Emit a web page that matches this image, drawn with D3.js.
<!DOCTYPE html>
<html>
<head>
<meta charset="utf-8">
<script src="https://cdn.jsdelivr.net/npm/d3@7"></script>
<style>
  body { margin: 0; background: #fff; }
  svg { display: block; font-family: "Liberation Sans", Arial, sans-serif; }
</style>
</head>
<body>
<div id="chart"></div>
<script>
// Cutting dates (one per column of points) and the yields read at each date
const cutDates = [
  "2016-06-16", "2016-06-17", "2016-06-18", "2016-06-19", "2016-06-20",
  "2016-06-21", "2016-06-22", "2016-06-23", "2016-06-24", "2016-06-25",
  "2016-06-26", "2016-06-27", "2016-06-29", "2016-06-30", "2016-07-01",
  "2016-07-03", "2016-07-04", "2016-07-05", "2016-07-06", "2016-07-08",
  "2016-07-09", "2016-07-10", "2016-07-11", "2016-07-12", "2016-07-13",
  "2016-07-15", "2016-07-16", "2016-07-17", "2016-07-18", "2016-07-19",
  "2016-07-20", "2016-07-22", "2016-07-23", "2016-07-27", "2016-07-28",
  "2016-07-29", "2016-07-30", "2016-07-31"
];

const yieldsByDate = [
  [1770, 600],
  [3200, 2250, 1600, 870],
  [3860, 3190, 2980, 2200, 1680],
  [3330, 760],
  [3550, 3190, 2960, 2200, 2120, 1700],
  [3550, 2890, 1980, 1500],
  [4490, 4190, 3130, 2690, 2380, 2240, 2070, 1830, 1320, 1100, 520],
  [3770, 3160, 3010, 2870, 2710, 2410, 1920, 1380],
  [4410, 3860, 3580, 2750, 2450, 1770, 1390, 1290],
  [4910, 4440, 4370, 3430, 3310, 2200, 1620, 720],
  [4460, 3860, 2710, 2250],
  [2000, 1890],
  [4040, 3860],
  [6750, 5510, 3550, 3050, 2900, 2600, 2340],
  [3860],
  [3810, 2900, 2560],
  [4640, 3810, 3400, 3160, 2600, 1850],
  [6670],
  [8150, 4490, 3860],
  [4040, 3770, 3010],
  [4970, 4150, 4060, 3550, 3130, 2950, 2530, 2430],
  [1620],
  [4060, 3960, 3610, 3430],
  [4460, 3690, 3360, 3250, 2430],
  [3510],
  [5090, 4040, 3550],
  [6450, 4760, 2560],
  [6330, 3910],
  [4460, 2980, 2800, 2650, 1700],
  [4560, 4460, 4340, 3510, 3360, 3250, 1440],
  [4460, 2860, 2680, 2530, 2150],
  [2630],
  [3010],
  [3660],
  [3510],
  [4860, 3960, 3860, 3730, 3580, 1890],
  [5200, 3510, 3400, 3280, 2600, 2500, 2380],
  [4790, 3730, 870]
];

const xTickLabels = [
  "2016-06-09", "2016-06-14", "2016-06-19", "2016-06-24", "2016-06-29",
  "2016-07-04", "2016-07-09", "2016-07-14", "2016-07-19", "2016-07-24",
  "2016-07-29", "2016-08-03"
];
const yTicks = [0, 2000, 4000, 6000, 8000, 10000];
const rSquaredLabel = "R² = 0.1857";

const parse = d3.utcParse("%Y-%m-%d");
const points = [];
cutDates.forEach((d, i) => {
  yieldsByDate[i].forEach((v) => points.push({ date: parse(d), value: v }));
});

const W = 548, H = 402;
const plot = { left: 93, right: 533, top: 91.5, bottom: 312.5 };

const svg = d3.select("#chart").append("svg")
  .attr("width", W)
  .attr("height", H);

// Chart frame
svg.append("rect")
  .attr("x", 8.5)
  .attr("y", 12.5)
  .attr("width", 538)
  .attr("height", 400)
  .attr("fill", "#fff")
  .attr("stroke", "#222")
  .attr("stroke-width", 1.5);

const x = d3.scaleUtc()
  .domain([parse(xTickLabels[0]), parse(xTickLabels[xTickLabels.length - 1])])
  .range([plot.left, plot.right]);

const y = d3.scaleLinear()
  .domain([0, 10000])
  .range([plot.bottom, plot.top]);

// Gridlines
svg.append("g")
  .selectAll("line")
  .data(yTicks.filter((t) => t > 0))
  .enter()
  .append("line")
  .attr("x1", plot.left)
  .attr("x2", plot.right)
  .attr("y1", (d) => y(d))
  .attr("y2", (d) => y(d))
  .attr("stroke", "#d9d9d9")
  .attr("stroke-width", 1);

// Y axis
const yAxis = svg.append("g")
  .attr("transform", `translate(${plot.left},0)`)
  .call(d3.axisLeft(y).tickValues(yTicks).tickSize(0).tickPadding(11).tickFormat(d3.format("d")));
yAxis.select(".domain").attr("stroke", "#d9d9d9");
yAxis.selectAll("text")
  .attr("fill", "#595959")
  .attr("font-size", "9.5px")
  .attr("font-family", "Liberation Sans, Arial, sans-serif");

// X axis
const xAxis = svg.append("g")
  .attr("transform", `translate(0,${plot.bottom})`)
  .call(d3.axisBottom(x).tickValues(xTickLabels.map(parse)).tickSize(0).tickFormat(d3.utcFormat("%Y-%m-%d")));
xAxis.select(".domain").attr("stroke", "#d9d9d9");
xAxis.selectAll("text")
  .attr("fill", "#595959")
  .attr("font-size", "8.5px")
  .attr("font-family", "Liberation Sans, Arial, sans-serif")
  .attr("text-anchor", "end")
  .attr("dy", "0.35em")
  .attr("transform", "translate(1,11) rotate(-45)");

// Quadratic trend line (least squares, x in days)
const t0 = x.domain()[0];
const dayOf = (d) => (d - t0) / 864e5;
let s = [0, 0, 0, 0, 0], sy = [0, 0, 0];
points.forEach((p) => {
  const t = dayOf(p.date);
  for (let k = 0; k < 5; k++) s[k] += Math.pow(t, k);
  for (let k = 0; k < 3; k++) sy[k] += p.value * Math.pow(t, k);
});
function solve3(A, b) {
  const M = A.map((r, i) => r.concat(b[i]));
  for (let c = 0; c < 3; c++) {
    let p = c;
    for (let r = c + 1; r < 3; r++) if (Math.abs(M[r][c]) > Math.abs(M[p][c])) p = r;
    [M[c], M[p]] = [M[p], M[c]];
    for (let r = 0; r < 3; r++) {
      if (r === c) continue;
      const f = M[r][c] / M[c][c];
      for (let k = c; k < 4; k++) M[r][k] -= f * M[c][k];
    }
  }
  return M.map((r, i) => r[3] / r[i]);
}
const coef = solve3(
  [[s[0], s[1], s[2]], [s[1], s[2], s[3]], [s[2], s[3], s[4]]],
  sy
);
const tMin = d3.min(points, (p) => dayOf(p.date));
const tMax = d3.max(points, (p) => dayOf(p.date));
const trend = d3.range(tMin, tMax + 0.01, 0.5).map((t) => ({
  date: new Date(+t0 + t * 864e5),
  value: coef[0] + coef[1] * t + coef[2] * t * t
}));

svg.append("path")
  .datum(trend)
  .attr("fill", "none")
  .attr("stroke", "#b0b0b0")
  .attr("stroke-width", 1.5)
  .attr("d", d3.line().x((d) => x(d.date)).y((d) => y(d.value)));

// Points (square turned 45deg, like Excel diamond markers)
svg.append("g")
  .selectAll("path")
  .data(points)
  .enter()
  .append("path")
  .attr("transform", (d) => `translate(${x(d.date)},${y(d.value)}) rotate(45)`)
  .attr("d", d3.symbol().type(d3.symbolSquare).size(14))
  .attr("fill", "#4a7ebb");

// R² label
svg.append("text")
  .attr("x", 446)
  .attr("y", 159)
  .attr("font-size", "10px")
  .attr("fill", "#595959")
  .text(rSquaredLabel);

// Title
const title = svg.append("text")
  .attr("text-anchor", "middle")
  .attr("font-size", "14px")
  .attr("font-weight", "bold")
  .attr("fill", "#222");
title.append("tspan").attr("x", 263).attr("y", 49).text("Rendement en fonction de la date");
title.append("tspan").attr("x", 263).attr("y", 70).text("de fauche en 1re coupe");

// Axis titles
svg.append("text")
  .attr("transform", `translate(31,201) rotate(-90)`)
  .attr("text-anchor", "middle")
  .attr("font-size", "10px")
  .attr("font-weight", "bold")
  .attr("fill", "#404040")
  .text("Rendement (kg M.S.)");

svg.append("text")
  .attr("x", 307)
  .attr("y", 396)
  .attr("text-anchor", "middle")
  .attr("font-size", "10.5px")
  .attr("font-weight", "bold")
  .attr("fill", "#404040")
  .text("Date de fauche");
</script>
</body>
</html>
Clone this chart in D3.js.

#####

Copy every line above that holds the word "this".

* Solution below
Emit a web page that matches this image, drawn with D3.js.
Clone this chart in D3.js.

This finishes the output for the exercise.